Born January 9, 1910, in Boonville, Missouri, Hitch received his Bachelor of Arts degree with highest distinction from the University of Arizona in 1931. After a year of graduate study at Harvard he was selected to be a Rhodes Scholar at Oxford, where he received his Master's degree. In 1935 he became the first American Rhodes Scholar to be a don at an Oxford college when he was elected a Fellow of Queens College, a position he held thirteen years. He was general editor of the Oxford Economic Papers. He was a visiting professor at Yale, UCLA, and the University of Sao Paulo, Brazil. He held an honorary degree of Doctor of Laws from the University of Arizona and an honorary degree of Doctor of Science in Commerce from Drexel Institute of Technology, and was an Honorary Fellow of Queens College, Oxford. He traveled frequently to speak before audiences throughout Europe and England.

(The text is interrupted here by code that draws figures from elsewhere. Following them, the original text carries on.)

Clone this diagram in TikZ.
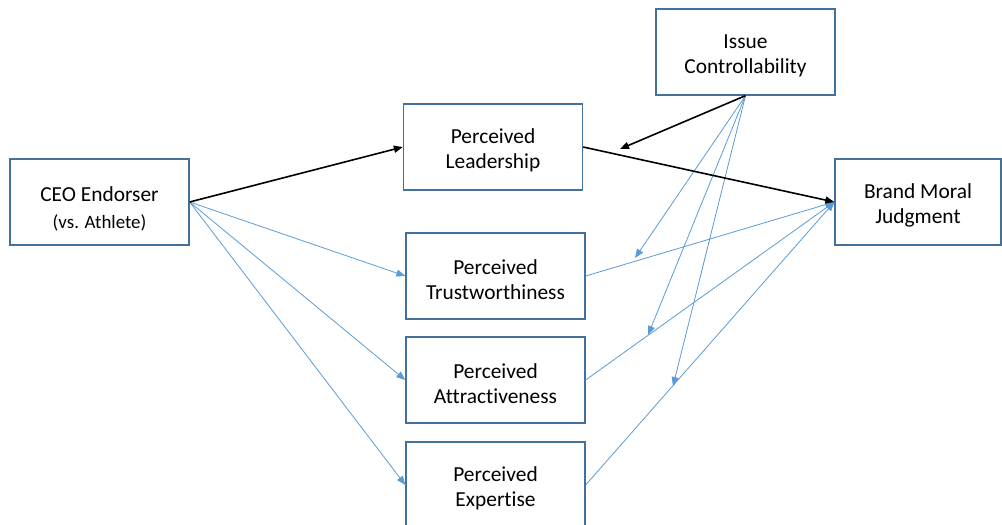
\documentclass[tikz,border=0pt]{standalone}
\usepackage{fontspec}
\setmainfont{Carlito}[Ligatures=NoCommon]
\usetikzlibrary{arrows.meta}
\definecolor{boxc}{HTML}{41719C}
\definecolor{linec}{HTML}{5B9BD5}
\newcommand\twolines[2]{\rule{0pt}{22pt}#1\\#2}
\begin{document}
\begin{tikzpicture}[x=1pt,y=-1pt,
 box/.style={draw=boxc, line width=1.3pt, fill=white, minimum width=179pt, minimum height=86pt, inner sep=0pt, align=center, font=\fontsize{21.4}{25.3}\selectfont},
 blk/.style={black, line width=1.6pt, -{Triangle[length=9pt,width=7pt]}},
 blu/.style={linec, line width=0.8pt, -{Triangle[length=9pt,width=7pt]}},
]
\useasboundingbox (0,0) rectangle (1002,525);
\clip (0,0) rectangle (1002,525);
\node[box] (ceo) at (99.5,202) {\rule{0pt}{28pt}CEO Endorser\\[2pt]{\fontsize{18.9}{22}\selectfont (vs. Athlete)}};
\node[box] (lead) at (493,147) {\twolines{Perceived}{Leadership}};
\node[box] (issue) at (745.5,52) {\twolines{Issue}{Controllability}};
\node[box, minimum width=166pt] (brand) at (918,202) {\twolines{Brand Moral}{Judgment}};
\node[box] (trust) at (495.5,276) {\twolines{Perceived}{Trustworthiness}};
\node[box] (attr) at (495.5,380) {\twolines{Perceived}{Attractiveness}};
\node[box] (exp) at (495.5,485) {\twolines{Perceived}{Expertise}};
\coordinate (t0) at (620,149);
\coordinate (t1) at (635,258);
\coordinate (t2) at (648,335);
\coordinate (t3) at (673,386);
\draw[blu] (ceo.east) -- (trust.west);
\draw[blu] (ceo.east) -- (attr.west);
\draw[blu] (ceo.east) -- (exp.west);
\draw[blu] (trust.east) -- (brand.west);
\draw[blu] (attr.east) -- (brand.west);
\draw[blu] (exp.east) -- (brand.west);
\draw[blu] (issue.south) -- (t1);
\draw[blu] (issue.south) -- (t2);
\draw[blu] (issue.south) -- (t3);
\draw[blk] (ceo.east) -- (lead.west);
\draw[blk] (lead.east) -- (brand.west);
\draw[blk] (issue.south) -- (t0);
\end{tikzpicture}
\end{document}
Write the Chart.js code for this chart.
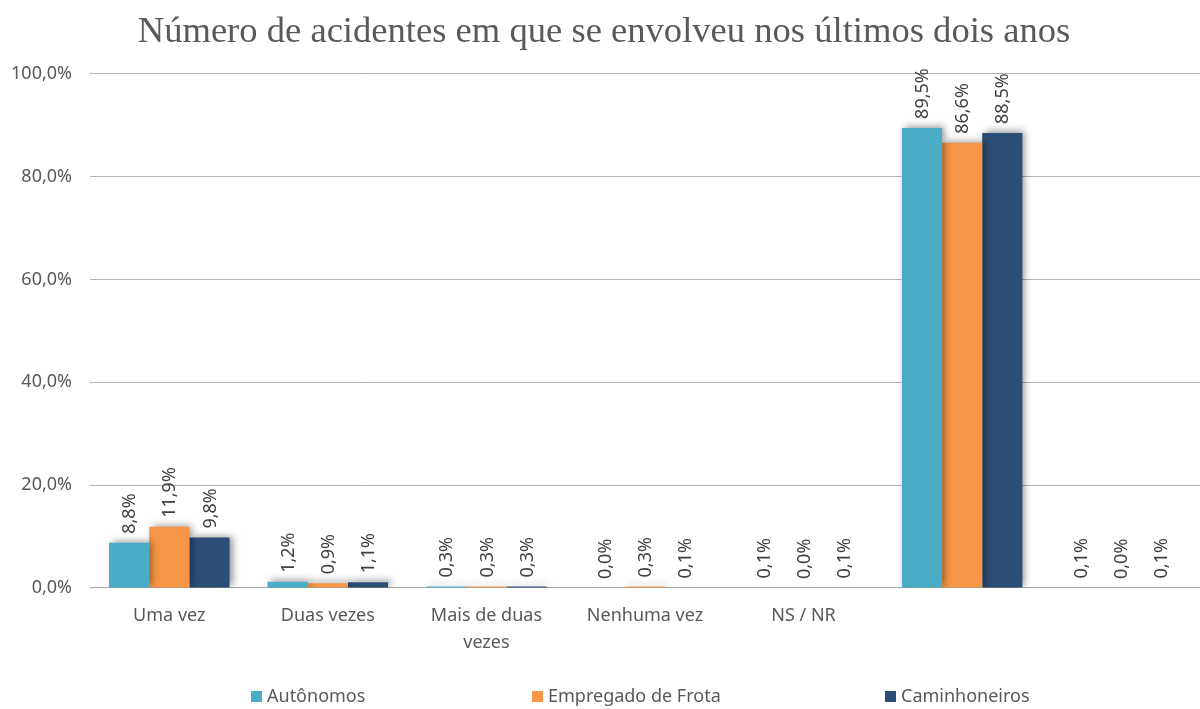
<!DOCTYPE html>
<html>
<head>
<meta charset="utf-8">
<script src="https://cdn.jsdelivr.net/npm/chart.js@4/dist/chart.umd.min.js"></script>
<style>
  html, body { margin: 0; padding: 0; background: #fff; }
  #wrap { width: 1200px; height: 709px; }
</style>
</head>
<body>
<div id="wrap"><canvas id="myChart" width="1200" height="709"></canvas></div>
<script>
// Accident counts over the last two years, by driver group (%)
var categories = ['Uma vez', 'Duas vezes', ['Mais de duas', 'vezes'], 'Nenhuma vez', 'NS / NR', '', ''];
var autonomos = [8.8, 1.2, 0.3, 0.0, 0.1, 89.5, 0.1];
var empregado = [11.9, 0.9, 0.3, 0.3, 0.0, 86.6, 0.0];
var caminhoneiros = [9.8, 1.1, 0.3, 0.1, 0.1, 88.5, 0.1];
var yTicks = [0, 20, 40, 60, 80, 100];

// x of each legend entry's swatch
var legendX = [251, 532, 885];

function pct(v) {
    return v.toFixed(1).replace('.', ',') + '%';
}

// soft drop shadow under the bars
var barShadow = {
    id: 'barShadow',
    beforeDatasetsDraw: function(chart) {
        var ctx = chart.ctx;
        ctx.save();
        ctx.shadowColor = 'rgba(0,0,0,0.4)';
        ctx.shadowBlur = 7;
        ctx.shadowOffsetX = 3;
        ctx.shadowOffsetY = -2;
    },
    afterDatasetsDraw: function(chart) {
        chart.ctx.restore();
    }
};

// vertical value labels above each bar
var valueLabels = {
    id: 'valueLabels',
    afterDraw: function(chart) {
        var ctx = chart.ctx;
        ctx.save();
        ctx.font = '18px "Noto Sans"';
        ctx.fillStyle = '#404040';
        ctx.textAlign = 'left';
        ctx.textBaseline = 'middle';
        chart.data.datasets.forEach(function(ds, i) {
            chart.getDatasetMeta(i).data.forEach(function(bar, j) {
                ctx.save();
                ctx.translate(bar.x + 1, bar.y - 9);
                ctx.rotate(-Math.PI / 2);
                ctx.fillText(pct(ds.data[j]), 0, 0);
                ctx.restore();
            });
        });
        ctx.restore();
    }
};

// legend spread across the bottom
var bottomLegend = {
    id: 'bottomLegend',
    afterDraw: function(chart) {
        var ctx = chart.ctx;
        var y = chart.height - 12;
        ctx.save();
        ctx.font = '18px "Noto Sans"';
        ctx.textAlign = 'left';
        ctx.textBaseline = 'middle';
        chart.data.datasets.forEach(function(ds, i) {
            ctx.fillStyle = ds.backgroundColor;
            ctx.fillRect(legendX[i], y - 6, 11, 11);
            ctx.fillStyle = '#595959';
            ctx.fillText(ds.label, legendX[i] + 16, y);
        });
        ctx.restore();
    }
};

var ctx = document.getElementById('myChart').getContext('2d');
var myChart = new Chart(ctx, {
    type: 'bar',
    data: {
        labels: categories,
        datasets: [
            { label: 'Autônomos', data: autonomos, backgroundColor: '#4BACC6' },
            { label: 'Empregado de Frota', data: empregado, backgroundColor: '#F79646' },
            { label: 'Caminhoneiros', data: caminhoneiros, backgroundColor: '#2C4D75' }
        ]
    },
    options: {
        responsive: false,
        animation: false,
        layout: { padding: { left: 8, right: 0, top: 0, bottom: 39 } },
        datasets: {
            bar: { categoryPercentage: 0.76, barPercentage: 1.0 }
        },
        plugins: {
            title: {
                display: true,
                text: 'Número de acidentes em que se envolveu nos últimos dois anos',
                color: '#595959',
                font: { family: '"Liberation Serif"', size: 36.6, weight: 'normal' },
                padding: { top: 10, bottom: 20 }
            },
            legend: { display: false },
            tooltip: { enabled: false }
        },
        scales: {
            x: {
                grid: { display: false, drawTicks: false },
                border: { color: '#A6A6A6' },
                ticks: {
                    color: '#595959',
                    font: { family: '"Noto Sans"', size: 18, lineHeight: 1.5 },
                    padding: 14,
                    maxRotation: 0
                }
            },
            y: {
                min: 0,
                max: 100,
                afterBuildTicks: function(axis) {
                    axis.ticks = yTicks.map(function(v) { return { value: v }; });
                },
                afterFit: function(axis) {
                    axis.width = 82;
                },
                grid: { color: '#B3B3B3', drawTicks: false },
                border: { display: false },
                ticks: {
                    color: '#595959',
                    font: { family: '"Noto Sans"', size: 18 },
                    padding: 18,
                    callback: function(v) { return pct(v); }
                }
            }
        }
    },
    plugins: [barShadow, valueLabels, bottomLegend]
});
</script>
</body>
</html>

During World War II, Hitch served with the first Lend-Lease mission in London and subsequently on the War Production Board. Following assignments in the Army and the Office of Strategic Services, he was chief of the Stabilization Controls Division of the Office of War Mobilization and Reconversion. In 1961 President Kennedy appointed Hitch Assistant Secretary of Defense and Comptroller of the Defense Department, where he was chiefly responsible for revamping the Pentagon's administrative organization and instituting modern cost-accounting and budgeting processes. Prior to his last government appointment, Hitch served, from 1948 to 1961, first as Head of the Economics Division of the RAND Corporation of Santa Monica, and later as Chairman of its Research Council. He achieved fame among economists and administrators in innovating effective methods of cost-benefit analysis.
Hitch authored many articles and books, including America's Economic Strength (London: Oxford University Press, 1941); The Economics of Defense in the Nuclear Age, with Roland N. McKean (Cambridge: Harvard University Press, 1960); Decision-Making for Defense (Berkeley: University of California Press, 1965); The Defense Sector and the American Economy, with Jacob K. Javits and Arthur F. Burns (New York: New York University Press, 1968); Defense Economic Issues (Washington, D.C.: National Defense University, 1982); and Energy Conservation and Economic Growth (Boulder, Colo: Westview Press, 1978).
He was active in a number of professional organizations, serving as President of the Operations Research Society of America, 1959-1960, and Vice President of the American Economic Association, 1965. He was a member of the Council on Foreign Relations, a Fellow of the American Association for the Advancement of Science, the American Academy of Arts and Sciences, and the Economic Society. He was a Trustee of the Asia Foundation and Resources for the Future, and a member of the Board of the Directors of the American Council on Education. Following his term as UC president, Hitch served from 1975 to 1970 as President of Resources for the Future, a nonprofit corporation for research and education in the development, conservation, and use of natural resources.
Hitch lived with his family, including daughter Caroline, in Kensington. The Bancroft Library published his oral history in 1988.